Board of Investments executive director Dan Villa told the committee restoring the employer contribution baseline would preserve the value of the $94 million infusion and help the funds remain actuarially sound. Colonel Kurt Sager, Montana Highway Patrol, said a financially sound retirement system is critical to recruitment and retention; he described recent vacancy levels (about 53 vacancies in a force of ~260 uniformed officers in December) and said ongoing budget shortfalls have affected equipment purchases and training resources.

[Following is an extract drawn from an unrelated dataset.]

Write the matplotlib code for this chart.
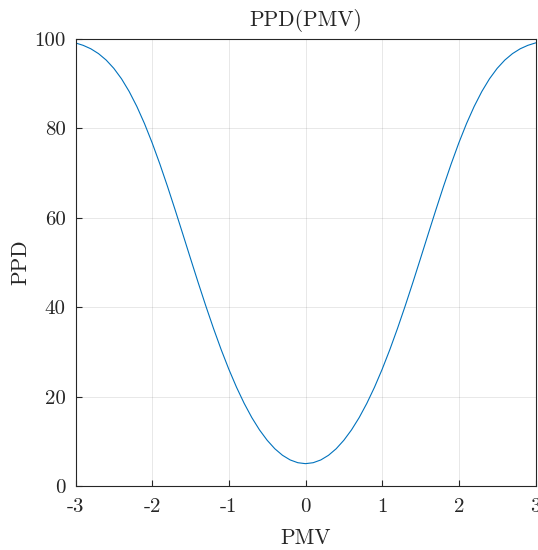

Will Self, chief of staff to the attorney general, repeated the point that the layered amortization policy left systems vulnerable by reducing employer rates too quickly; proponents said repeal would reduce amortization periods (MPERA testimony said highway patrol amortization would shorten by two years, sheriffs by four, game wardens by ten) and would reinstate statutory appropriations of roughly $4 million each biennium to the Department of Justice for employer contributions.

Several labor and law-enforcement organizations testified in support, including the Montana Police Protective Association, Montana Federation of Public Employees, Montana AFL-CIO, and the Montana Sheriffs and Peace Officers Association. The judiciary noted it was working with the sponsor on an amendment to remove the judicial retirement fund from the bill because its fund is solvent.

Ending: The sponsor asked the committee to support the bill to restore funding stability and help recruitment and retention in law enforcement; a final committee vote was not recorded in the provided hearing transcript.